La vie de Jean-Paul Amoyelle a été bénie par de grandes réussites, professionnelles et personnelles ; mais il connut aussi des épreuves – trois coups du destin, pourrait-on dire : la mort prématurée d’Andrée ; puis la mort accidentelle de son fils Binyamin, en 1999 ; enfin, la mort de son fils Ariel, il y a seulement quelques mois. Et cependant, sa personnalité était positive, volontaire ; et de même qu’il bâtissait des écoles sans relâche, il sut reconstruire sa vie, faire refleurir le printemps, aux côtés de celle qui l’accompagna jusqu’à ce jour : Dolly Debache, Mme Jean-Paul Amoyelle.

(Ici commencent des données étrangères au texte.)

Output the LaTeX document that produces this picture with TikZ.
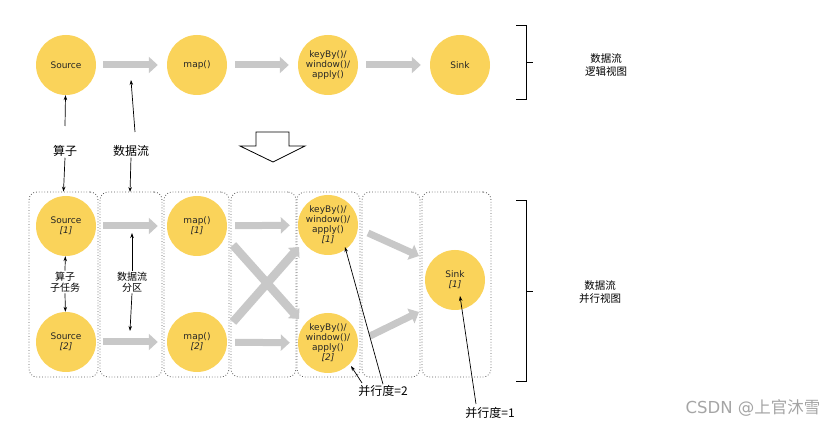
\documentclass[tikz,border=0pt]{standalone}
\usepackage{fontspec}
\setmainfont{DejaVu Sans}
\newfontfamily\cjk{Noto Sans CJK SC}
\usetikzlibrary{arrows.meta}
\definecolor{yel}{RGB}{250,211,90}
\definecolor{garr}{RGB}{200,200,200}
\definecolor{boxc}{RGB}{90,90,90}
\definecolor{wm}{RGB}{165,165,165}
\begin{document}
\begin{tikzpicture}[x=1pt,y=-1pt,
  op/.style={circle,fill=yel,minimum size=60pt,inner sep=0pt,align=center,
    font=\fontsize{9}{10}\selectfont,text=black!85},
  flow/.style={line width=7pt,draw=garr,-{Triangle[length=9pt,width=16pt]}},
  part/.style={draw=boxc,dotted,rounded corners=8pt,line width=0.8pt,
    minimum height=185pt,inner sep=0pt},
  lbl/.style={font=\cjk\fontsize{12}{14}\selectfont,inner sep=1pt},
  slbl/.style={font=\cjk\fontsize{10}{11}\selectfont,align=center,inner sep=1pt},
  rlbl/.style={font=\cjk\fontsize{10.5}{13}\selectfont,align=center},
  ptr/.style={-{Stealth[length=5pt,width=3.5pt]},line width=0.7pt},
  brc/.style={line width=1pt}]
\useasboundingbox (0,0) rectangle (836,427);

% ---------- logical view ----------
\node[op] (src) at (66,65) {Source};
\node[op] (map) at (197,65) {map()};
\node[op] (key) at (328,65) {keyBy()/\\window()/\\apply()};
\node[op] (sink) at (460,65) {Sink};
\draw[flow,shorten <=7pt,shorten >=9pt] (src) -- (map);
\draw[flow,shorten <=8pt,shorten >=9pt] (map) -- (key);
\draw[flow,shorten <=8pt,shorten >=9pt] (key) -- (sink);

% bracket top
\coordinate (tb1) at (516,26);
\coordinate (tb2) at (526,26);
\coordinate (tb3) at (526,100);
\coordinate (tb4) at (516,100);
\coordinate (tbm) at (526,63);
\coordinate (tbt) at (533,63);
\draw[brc] (tb1) -- (tb2) -- (tb3) -- (tb4);
\draw[brc] (tbm) -- (tbt);
\node[rlbl] (logic) at (606,65) {数据流\\逻辑视图};

% labels between views
\node[lbl] (opl) at (65,151) {算子};
\node[lbl] (dfl) at (131,151) {数据流};
\coordinate (ops) at (65,126);
\draw[ptr] (ops) -- (src);
\coordinate (dfs) at (135,132);
\coordinate (dfa) at (131,80);
\draw[ptr] (dfs) -- (dfa);

% hollow arrow
\coordinate (h1) at (256,132);
\coordinate (h2) at (289,132);
\coordinate (h3) at (289,146);
\coordinate (h4) at (305,146);
\coordinate (h5) at (273,162);
\coordinate (h6) at (240,146);
\coordinate (h7) at (256,146);
\draw[line width=0.8pt,fill=white] (h1) -- (h2) -- (h3) -- (h4) -- (h5) -- (h6) -- (h7) -- cycle;

% ---------- parallel view ----------
\node[part,minimum width=69pt] (b1) at (63.5,284.5) {};
\node[part,minimum width=62pt] (b2) at (131,284.5) {};
\node[part,minimum width=65pt] (b3) at (196.5,284.5) {};
\node[part,minimum width=65pt] (b4) at (263.5,284.5) {};
\node[part,minimum width=63pt] (b5) at (328.5,284.5) {};
\node[part,minimum width=58pt] (b6) at (391,284.5) {};
\node[part,minimum width=69pt] (b7) at (456.5,284.5) {};

\draw[ptr] (opl.south) -- (b1.north);
\coordinate (dfb) at (130,192);
\draw[ptr] (dfl.south) -- (dfb);

% cross arrows (behind circles)
\coordinate (xa) at (233,245);
\coordinate (xb) at (299,319);
\coordinate (xc) at (233,322);
\coordinate (xd) at (299,247);
\draw[line width=8.5pt,draw=garr,-{Triangle[length=8pt,width=15pt]}] (xa) -- (xb);
\draw[line width=8.5pt,draw=garr,-{Triangle[length=8pt,width=15pt]}] (xc) -- (xd);

\node[op] (s1) at (66,226) {Source\\\textit{[1]}};
\node[op] (s2) at (66,342) {Source\\\textit{[2]}};
\node[op] (m1) at (197,226) {map()\\\textit{[1]}};
\node[op] (m2) at (197,342) {map()\\\textit{[2]}};
\node[op] (k1) at (328,225) {keyBy()/\\window()/\\apply()\\\textit{[1]}};
\node[op] (k2) at (328,343) {keyBy()/\\window()/\\apply()\\\textit{[2]}};
\node[op] (sk) at (455,280) {Sink\\\textit{[1]}};

\draw[flow,shorten <=7pt,shorten >=9pt] (s1) -- (m1);
\draw[flow,shorten <=7pt,shorten >=9pt] (s2) -- (m2);
\draw[flow,shorten <=8pt,shorten >=8pt] (m1) -- (k1);
\draw[flow,shorten <=8pt,shorten >=8pt] (m2) -- (k2);
\coordinate (y1) at (368,233);
\coordinate (y2) at (419,256);
\coordinate (y3) at (370,336);
\coordinate (y4) at (419,312);
\draw[flow] (y1) -- (y2);
\draw[flow] (y3) -- (y4);

% subtask / partition labels
\node[slbl] (subt) at (65,282) {算子\\子任务};
\draw[ptr] (subt.north) -- (s1);
\draw[ptr] (subt.south) -- (s2);
\node[slbl] (part) at (132,282) {数据流\\分区};
\coordinate (pa) at (132,233);
\coordinate (pb) at (130,331);
\draw[ptr] (part.north) -- (pa);
\draw[ptr] (part.south) -- (pb);

% parallelism labels
\node[lbl] (p2) at (383,391) {并行度=2};
\coordinate (p2a) at (345,247);
\coordinate (p2b) at (351,366);
\draw[ptr] (p2.north) -- (p2a);
\coordinate (p2s) at (362,383);
\draw[ptr] (p2s) -- (p2b);
\node[lbl] (p1) at (490,413) {并行度=1};
\coordinate (p1a) at (460,296);
\coordinate (p1s) at (476,404);
\draw[ptr] (p1s) -- (p1a);

% bracket bottom
\coordinate (bb1) at (516,201);
\coordinate (bb2) at (526,201);
\coordinate (bb3) at (526,382);
\coordinate (bb4) at (516,382);
\coordinate (bbm) at (526,292);
\coordinate (bbt) at (533,292);
\draw[brc] (bb1) -- (bb2) -- (bb3) -- (bb4);
\draw[brc] (bbm) -- (bbt);
\node[rlbl] (para) at (600,292) {数据流\\并行视图};

% watermark
\node[font=\fontsize{16.5}{18}\selectfont,text=wm] (wmk) at (753,408) {CSDN @{\cjk 上官沐雪}};
\end{tikzpicture}
\end{document}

Et quelle œuvre accomplie ! Il me dit un jour, avec un sourire, et la pointe de malice qui brillait souvent dans son regard : « Je ne crois pas que j’aurais pu faire plus ! » J’ai eu le bonheur de recueillir ses mémoires, qui ont paru il y a quatre ans. Le titre de ce livre lui ressemble : « Des horizons toujours nouveaux ». Ce qui le caractérisait, c’était la vertu d’enthousiasme, la capacité d’émerveillement qui le saisissait, et le poussait à agir avec une énergie constamment renouvelée. Jean-Paul avait un don de conteur : il rapportait des récits captivants sur les grands maîtres de son temps, sur sa famille, sur les personnalités politiques qu’il côtoya, et des anecdotes pleines de drôlerie, révélant un caractère pétillant de sagesse et d’humour à la fois. Il disait : « J’essaie de prendre les choses au sérieux, sauf moi-même. » C’est ce mélange de profondeur et de légèreté qui faisait de lui un être délicieux. Dans sa personnalité unique, ses nombreux descendants, ainsi que ses élèves et ses amis, trouveront longtemps encore une précieuse source d’inspiration.